Prophecy Over Your Children
“When I dropped out of Harvard, my parents were celebrating! They were so excited for me to be working on a start-up out of my professor’s basement.” One of the things that struck me most in our fascinating conversation with Amy Yin, the Founder and CEO of OfficeTogether, was how her parents planted bold career aspirations from a very young age.
Amy explained, “My parents are from China, and I’m the firstborn in America. Most parents like mine want their child to become a doctor. But my parents often said, ‘We didn’t raise you to be an employee. We raised you to be a CEO.’” So dropping out of Harvard was a step towards the fulfillment of their prophecy, in her parents’ minds.
That quote has been stuck in the back of my head ever since we spoke with Amy, and what dislodged it was an unexpected glimpse into the atmosphere of Nobel-Prize winner Richard Feynman’s home growing up:
As James Gleick describes in his fantastic biography, Genius: The Life and Science of Richard Feynman, Feynman’s father, “Melville announced in advance that he would be a scientist… Richard's father undertook to help his prophecy along. Before the baby was out of his high chair, he brought home some blue and white floor tiles and laid them out in patterns, blue-white-blue-white or blue-white-white-blue-white-white, trying to coax the baby to recognize visual rhythms, the shadow of mathematics…
“His father declared — something he had heard — that electrochemistry was an important new field, and Richard tried in vain to figure out what electrochemistry was: he made piles of dry chemicals and set live wires in them. A jury rigged motor rocked his baby sister's crib. When his parents came home late one night, they open the door to a sudden claim claim claim and Richard shout: ‘It works!’ They now had a burglar alarm. If his mother’s bridge partners asked how she could tolerate the noise, or the chemical smoke, or the not-so-invisible ink on the good linen hand towels, she said calmly that it was worth it. There were no second thoughts in the middle-class Jewish families of New York about the value of ambition on the children's behalf.”

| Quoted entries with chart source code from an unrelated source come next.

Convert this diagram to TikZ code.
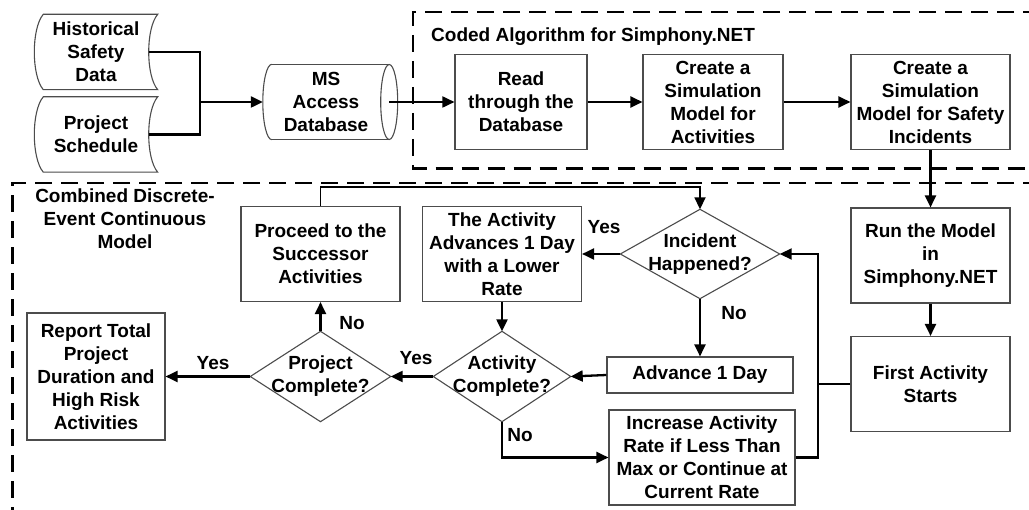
\documentclass[tikz,border=0pt]{standalone}
\usepackage{fontspec}
\setmainfont{Liberation Sans}
\usetikzlibrary{arrows.meta,positioning}

\begin{document}
\begin{tikzpicture}[
  x=1pt, y=-1pt,
  every node/.style={font=\bfseries\fontsize{19}{23}\selectfont, align=center, inner sep=0pt},
  box/.style={rectangle, draw=black!70, line width=1.1pt, minimum width=159pt, minimum height=95pt},
  decision/.style={rectangle, minimum width=159pt, minimum height=89pt},
  stored/.style={rectangle, minimum width=123pt, minimum height=75pt},
  outline/.style={draw=black!70, line width=1.1pt},
  flow/.style={line width=2.3pt, -{Triangle[length=12pt,width=11pt]}},
  link/.style={line width=2.3pt},
  region/.style={line width=2.8pt, dash pattern=on 17pt off 9pt}
]
  \fill[white] (0,0) rectangle (1029,510);
  \useasboundingbox (0,0) rectangle (1029,510);

  % dashed groups
  \draw[region] (1040,12) -- (413,12) -- (413,168.5) -- (1040,168.5);
  \draw[region] (1040,183) -- (12.5,183) -- (12.5,520);
  \node[anchor=west] (codedtitle) at (431,37) {Coded Algorithm for Simphony.NET};
  \node (combtitle) at (125,218.5) {Combined Discrete-\\Event Continuous\\Model};

  % inputs
  \node[stored] (hist) at (96,52) {Historical\\Safety\\Data};
  \node[stored] (sched) at (96,134.5) {Project\\Schedule};
  \node[stored, minimum width=126pt] (db) at (326,102) {MS\\Access\\Database};

  \foreach \n in {hist,sched}
    \draw[outline] ([xshift=9pt]\n.north west) -- (\n.north east)
      .. controls +(-12,14) and +(-12,-14) .. (\n.south east)
      -- ([xshift=9pt]\n.south west)
      .. controls +(-12,-14) and +(-12,14) .. ([xshift=9pt]\n.north west) -- cycle;

  \draw[outline] ([xshift=9pt]db.north west) -- (db.north east);
  \draw[outline] ([xshift=9pt]db.south west) -- (db.south east);
  \draw[outline] ([xshift=9pt]db.north west) .. controls +(-5,0) and +(0,-20.7) .. (db.west)
    .. controls +(0,20.7) and +(-5,0) .. ([xshift=9pt]db.south west);
  \draw[outline] (db.east) ellipse [x radius=8.5pt, y radius=37.5pt];

  % coded algorithm
  \node[box, minimum width=132pt] (read) at (521,102) {Read\\through the\\Database};
  \node[box, minimum width=140pt] (simact) at (713,102) {Create a\\Simulation\\Model for\\Activities};
  \node[box] (simsafe) at (930.5,102) {Create a\\Simulation\\Model for Safety\\Incidents};

  % combined model
  \node[box] (run) at (930.5,255.5) {Run the Model\\in\\Simphony.NET};
  \node[box] (first) at (930.5,384) {First Activity\\Starts};
  \node[decision] (incident) at (700,254) {Incident\\Happened?};
  \node[box] (lower) at (502,254) {The Activity\\Advances 1 Day\\with a Lower\\Rate};
  \node[box] (successor) at (320.5,254) {Proceed to the\\Successor\\Activities};
  \node[box, minimum width=186pt, minimum height=36pt] (day) at (700,375) {Advance 1 Day};
  \node[decision, minimum width=137pt, minimum height=90pt] (actdone) at (502,376.5) {Activity\\Complete?};
  \node[decision, minimum width=140pt, minimum height=90pt] (projdone) at (320.5,376.5) {Project\\Complete?};
  \node[box, minimum width=138pt, minimum height=127pt] (report) at (96,376.5) {Report Total\\Project\\Duration and\\High Risk\\Activities};
  \node[box, minimum width=186pt] (raise) at (702,457.5) {Increase Activity\\Rate if Less Than\\Max or Continue at\\Current Rate};

  \foreach \n in {incident,actdone,projdone}
    \draw[outline] (\n.north) -- (\n.east) -- (\n.south) -- (\n.west) -- cycle;

  % connectors
  \coordinate (merge) at (200,102);
  \draw[link] ([xshift=-9pt]hist.east) -| (merge);
  \draw[link] ([xshift=-9pt]sched.east) -| (merge);
  \draw[flow] (merge) -- (db.west);
  \draw[flow, line width=1.8pt] (db.east) -- (read.west);
  \draw[flow] (read) -- (simact);
  \draw[flow] (simact) -- (simsafe);
  \draw[flow] (simsafe) -- (run);
  \draw[flow] (run) -- (first);

  \coordinate (rejoin) at (818,384);
  \draw[flow, line width=1.8pt] (first.west) -- (rejoin) |- (incident.east);
  \draw[link] (raise.east) -| (rejoin);
  \draw[flow] (incident.west) -- (lower.east);
  \draw[flow] (incident.south) -- (day.north);
  \draw[flow] (day.west) -- (actdone.east);
  \draw[flow] (lower.south) -- (actdone.north);
  \draw[flow] (actdone.south) |- (raise.west);
  \draw[flow] (actdone.west) -- (projdone.east);
  \draw[flow] (projdone.west) -- (report.east);
  \draw[flow] (projdone.north) -- (successor.south);
  \draw[flow, line width=1.8pt] (successor.north) -- ++(0,-19) -| (incident.north);

  % branch labels
  \node (yesinc) at (604,227) {Yes};
  \node (noinc) at (734,313) {No};
  \node (yesact) at (416,358) {Yes};
  \node (noact) at (520,435) {No};
  \node (yesprj) at (213,363) {Yes};
  \node (noprj) at (352,323) {No};
\end{tikzpicture}
\end{document}
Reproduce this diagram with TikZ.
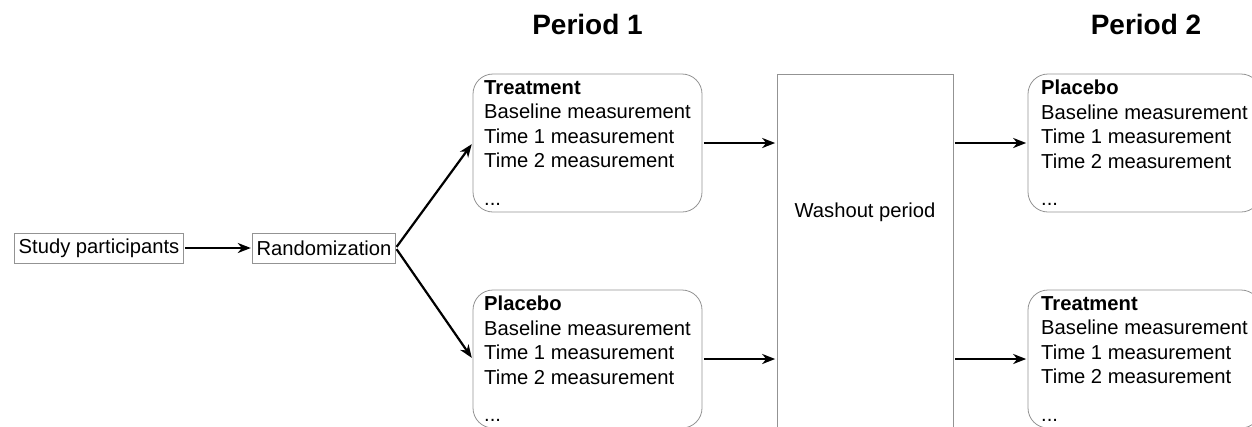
\documentclass[tikz,border=0pt]{standalone}
\usepackage{fontspec}
\setmainfont{Liberation Sans}
\usetikzlibrary{arrows.meta}
\usetikzlibrary{positioning}
\colorlet{colorBox}{gray!85}
\colorlet{colorFlow}{black}
\newcommand{\boxfont}{\fontsize{20.2}{24.5}\selectfont}
\newcommand{\headfont}{\fontsize{28}{32}\selectfont\bfseries}
\tikzset{
   every path/.style={>={Stealth[length=13pt,width=10pt,inset=4pt]}},
   flow/.style={->,color=colorFlow,line width=2.2pt,shorten >=0.5mm,shorten <=0.5mm},
   stepbox/.style={rectangle,draw=colorBox,line width=0.8pt,font=\boxfont,
     inner xsep=4pt,inner ysep=0pt,minimum height=30pt},
   armbox/.style={rectangle,draw=colorBox,line width=0.8pt,rounded corners=20pt,
     font=\boxfont,align=left,minimum width=229pt,minimum height=138pt},
   washbox/.style={rectangle,draw=colorBox,line width=0.8pt,font=\boxfont,
     minimum width=176pt,inner ysep=3pt,text height=140pt,text depth=220pt},
}

\begin{document}
\begin{tikzpicture}[x=1pt,y=-1pt]

  \useasboundingbox (0,0) rectangle (1252,426);

  \node (head1) at (587.5, 24.5)  {\headfont Period 1};
  \node (head2) at (1146, 24.5)   {\headfont Period 2};

  \node[stepbox] (parts) at (99, 248)  {Study participants};
  \node[stepbox] (rand)  at (324, 248) {Randomization};

  \node[armbox] (t1) at (587.5, 143) {\textbf{Treatment}\\Baseline measurement\\Time 1 measurement\\Time 2 measurement\\[13pt]...};
  \node[armbox] (p1) at (587.5, 359) {\textbf{Placebo}\\Baseline measurement\\Time 1 measurement\\Time 2 measurement\\[13pt]...};

  \node[washbox, anchor=north] (wash) at (865, 74) {Washout period};

  \node[armbox, minimum width=233pt] (p2) at (1144.5, 143) {\textbf{Placebo}\\Baseline measurement\\Time 1 measurement\\Time 2 measurement\\[13pt]...};
  \node[armbox, minimum width=233pt] (t2) at (1144.5, 359) {\textbf{Treatment}\\Baseline measurement\\Time 1 measurement\\Time 2 measurement\\[13pt]...};

  \draw[flow] (parts) -- (rand);
  \draw[flow] (rand.east) -- (t1.west);
  \draw[flow] (rand.east) -- (p1.west);

  \draw[flow] (t1.east) -- (t1.east -| wash.west);
  \draw[flow] (p1.east) -- (p1.east -| wash.west);

  \draw[flow] (wash.east |- p2.west) -- (p2.west);
  \draw[flow] (wash.east |- t2.west) -- (t2.west);

\end{tikzpicture}
\end{document}
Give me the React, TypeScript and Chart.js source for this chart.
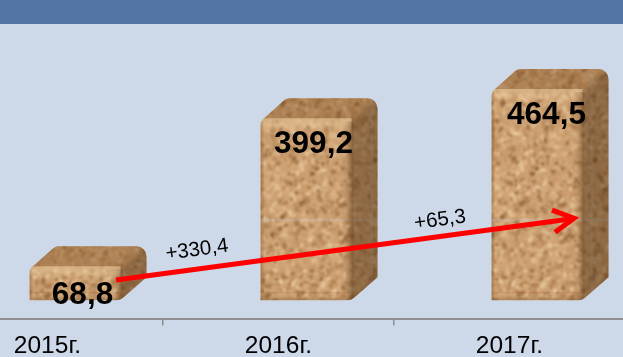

It struck me that Amy’s parents weren’t much different than Feynman’s. Whereas the cultural value in the Feynman family was scientific exploration, the Yin family values were centered on opportunities afforded by entrepreneurship. But in both cases, it required parents not only plant bold dreams in their kids’ hearts, but also that they were willing to make the sacrifices necessary for those dreams to become a reality.